Utilizing the extensive collection of historical data provided by Railinc, MxV Rail created a subset of WPD data from North American detectors by selecting the top 10,000 freight railcars that passed any single WPD most frequently. As a result of this selection method, researchers found that two railcar types, Type J (Gondola Car, 5,370) and Type K (Equipped Hopper Cars, 2,951), made up the majority within the subset. Wheels that ultimately were removed for one of the following Why Made (WM) codes: WM60 Thin Flange, WM63 Wheel Tread Hollow, WM64 High Flange, or WM73 Thin Rim were identified within this population. The identified wheels were analyzed both individually and in groups based on the WM code. Trends were studied per failure criterion by car type and axle position, and wear rate studies were performed based on estimated mileage provided by Railinc.

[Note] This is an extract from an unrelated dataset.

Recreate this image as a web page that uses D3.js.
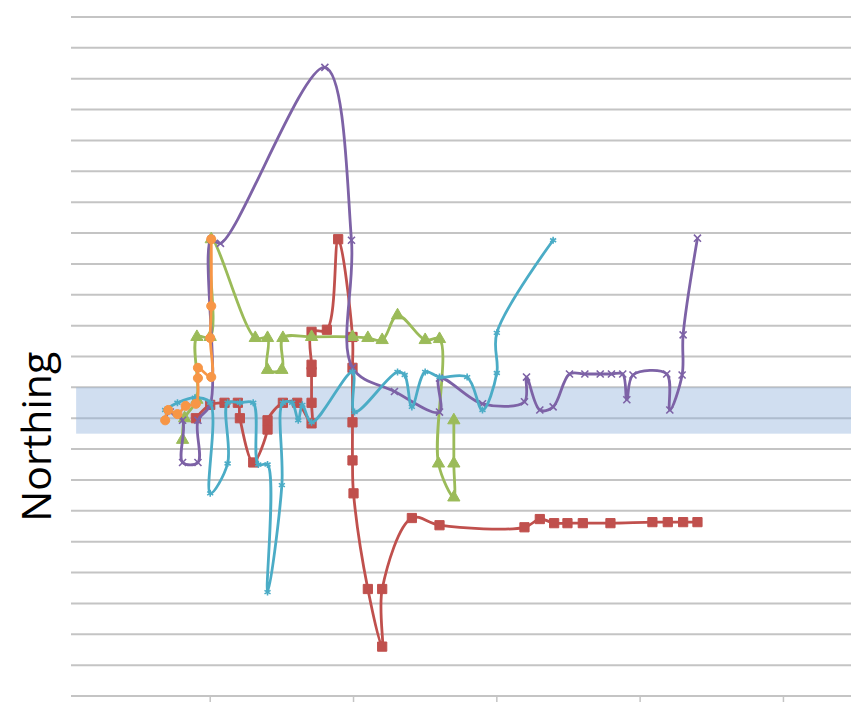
<!DOCTYPE html>
<html>
<head>
<meta charset="utf-8">
<script src="https://cdn.jsdelivr.net/npm/d3@7"></script>
<style>
  body { margin: 0; background: #fff; }
</style>
</head>
<body>
<script>
const width = 866, height = 703;

// axis values (no labels are shown on the chart)
const xTicks = [140, 280, 420, 560, 700];
const yGrid = d3.range(0, 661, 30);
const band = [255, 300];
const bandX = [9, 766];

// series
const redX = [126,140,154,167,169,182,196,196,211,225,239,239,239,239,239,254,265,279,279,279,279,280,294,308,308,337,364,447,462,476,489,504,531,572,587,602,616];
const redY = [270,283,285,285,270,227,259,268,285,285,265,285,315,322,354,356,444,349,319,266,229,197,104,48,104,173,166,164,172,168,168,168,168,169,169,169,169];

const greenX = [113,115,127,127,140,141,184,196,196,210,211,239,279,294,308,323,350,364,363,378,378,378];
const greenY = [249,270,288,349,349,444,348,348,317,317,348,349,349,348,346,370,346,347,226,193,226,268];

const purpleX = [101,113,113,128,128,140,141,150,252,278,279,320,364,364,406,447,449,462,475,491,506,521,532,543,547,553,586,589,601,602,616];
const purpleY = [276,268,227,227,268,283,444,440,611,443,319,296,276,309,284,286,310,278,281,313,313,313,313,313,288,312,313,278,312,351,445];

const cyanX = [96,108,125,140,140,157,157,169,182,187,196,196,210,211,220,226,230,239,279,281,323,330,337,350,364,391,406,420,420,475];
const cyanY = [278,285,290,285,197,226,285,285,285,225,225,101,205,285,285,268,283,266,315,276,315,312,281,315,310,310,278,314,353,443];

const orangeX = [96,99,108,116,126,128,128,141,140,141,141];
const orangeY = [268,278,274,282,284,309,319,310,348,379,444];

const series = [
  {name: "red", color: "#c0504d", symbol: d3.symbolSquare, size: 85, xs: redX, ys: redY, filled: true},
  {name: "green", color: "#9bbb59", symbol: d3.symbolTriangle, size: 65, xs: greenX, ys: greenY, filled: true},
  {name: "purple", color: "#7d62a6", symbol: d3.symbolX, size: 34, xs: purpleX, ys: purpleY, filled: false},
  {name: "cyan", color: "#4bacc6", symbol: d3.symbolAsterisk, size: 34, xs: cyanX, ys: cyanY, filled: false},
  {name: "orange", color: "#f79646", symbol: d3.symbolCircle, size: 65, xs: orangeX, ys: orangeY, filled: true}
];

const x = d3.scaleLinear().domain([4, 766]).range([71, 851]);
const y = d3.scaleLinear().domain([0, 660]).range([696, 17]);

const svg = d3.select("body").append("svg")
    .attr("width", width)
    .attr("height", height)
    .attr("viewBox", [0, 0, width, height]);

// horizontal gridlines
svg.append("g")
    .attr("stroke", "#c4c4c4")
    .attr("stroke-width", 2)
  .selectAll("line")
  .data(yGrid)
  .join("line")
    .attr("x1", x.range()[0])
    .attr("x2", x.range()[1])
    .attr("y1", d => y(d))
    .attr("y2", d => y(d));

// x axis tick marks below the bottom line
svg.append("g")
    .attr("stroke", "#c4c4c4")
    .attr("stroke-width", 1.5)
  .selectAll("line")
  .data(xTicks)
  .join("line")
    .attr("x1", d => x(d))
    .attr("x2", d => x(d))
    .attr("y1", y(0))
    .attr("y2", y(0) + 6);

// shaded band
svg.append("rect")
    .attr("x", x(bandX[0]))
    .attr("width", x(bandX[1]) - x(bandX[0]))
    .attr("y", y(band[1]))
    .attr("height", y(band[0]) - y(band[1]))
    .attr("fill", "#8fb0dc")
    .attr("fill-opacity", 0.42);

const line = d3.line()
    .x(d => x(d[0]))
    .y(d => y(d[1]))
    .curve(d3.curveCatmullRom.alpha(0.5));

for (const s of series) {
  const pts = s.xs.map((v, i) => [v, s.ys[i]]);
  const g = svg.append("g");
  g.append("path")
      .datum(pts)
      .attr("fill", "none")
      .attr("stroke", s.color)
      .attr("stroke-width", 2.8)
      .attr("stroke-linejoin", "round")
      .attr("d", line);
  g.selectAll("path.m")
    .data(pts)
    .join("path")
      .attr("class", "m")
      .attr("transform", d => `translate(${x(d[0])},${y(d[1])})`)
      .attr("d", d3.symbol(s.symbol, s.size))
      .attr("fill", s.filled ? s.color : "none")
      .attr("stroke", s.color)
      .attr("stroke-width", s.filled ? 1 : 1.6);
}

// axis title
svg.append("text")
    .attr("transform", `translate(51,${y(252)}) rotate(-90)`)
    .attr("text-anchor", "middle")
    .attr("font-family", "'Open Sans', sans-serif")
    .attr("font-size", 41)
    .attr("fill", "#000")
    .text("Northing");
</script>
</body>
</html>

Because the actual in-service date is unknown for the wheels in this population, the wear life was estimated per wear factor by calculating the nominal wear rate slope for that factor and then extrapolating over the range of dimensions from new to AAR condemnable limits. For certain factors, such as wheel hollow and flange thickness, the wear trend shows an inflection where the wear rate slope signifcantly increases. For these cases, the slope after the inflection was used. For flange thickness, the inflection point occurs when wheel hollowing reaches approximately 1.5 mm.

Figure 1 (above) shows the flange height wear rates with the data broken down into select percentile values with each value plotted linearly from new to the AAR condemnable criteria. This figure offers a theoretical representation to help visualize the number of miles it would take a new wheel to wear to the AAR condemnable limits based on the range of median wear rates identified and given the calculated slopes. The range of wear rates is quite large over this population of cars. Half of the data points fall in the range between ~2 million miles (orange line) and ~3.5 million miles (red line).

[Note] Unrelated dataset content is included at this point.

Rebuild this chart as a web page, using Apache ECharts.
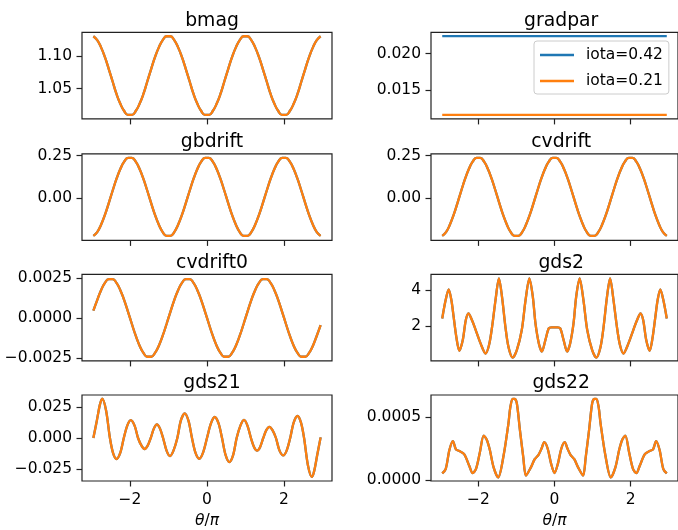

This calculation was performed for both car types and at each axle position, and similar results were observed for the other wear parameters. The median wear rate range of variation between the longest- and shortest-lived wheels in the sample set for each of the wear factors is approximately a factor of four. When studied on wheelsets with known cause for removal, wear rate trends per wear parameter showed uniformity. Ultimately, this shows promise for providing researchers with the ability to predict the end-of-life point by extrapolation.

A population with a uniform wear rate may result in predictable optimized wheel removal. However, further studies are needed to determine whether the wear trends per parameter per wheel in the general population will follow a similar pattern and whether the wear can be extrapolated across all parameters with sufficient precision to predict wheel end-of-life with enough accuracy to be useful. Any future studies should develop methods to account for measurement and wear rate variations.

The initial study performed by MxV Rail did not attempt to explain wear rate differences or why the wear rate differences develop. Future work will expand beyond the WPD dataset to focus on finding the characteristics of the equipment population that display the most uniform wear rates for each wear parameter. This work will require expanding the datasets to include design characteristics (e.g., suspension type), wear characteristics (e.g., wedge rise), and service characteristics (e.g., loaded duty cycles).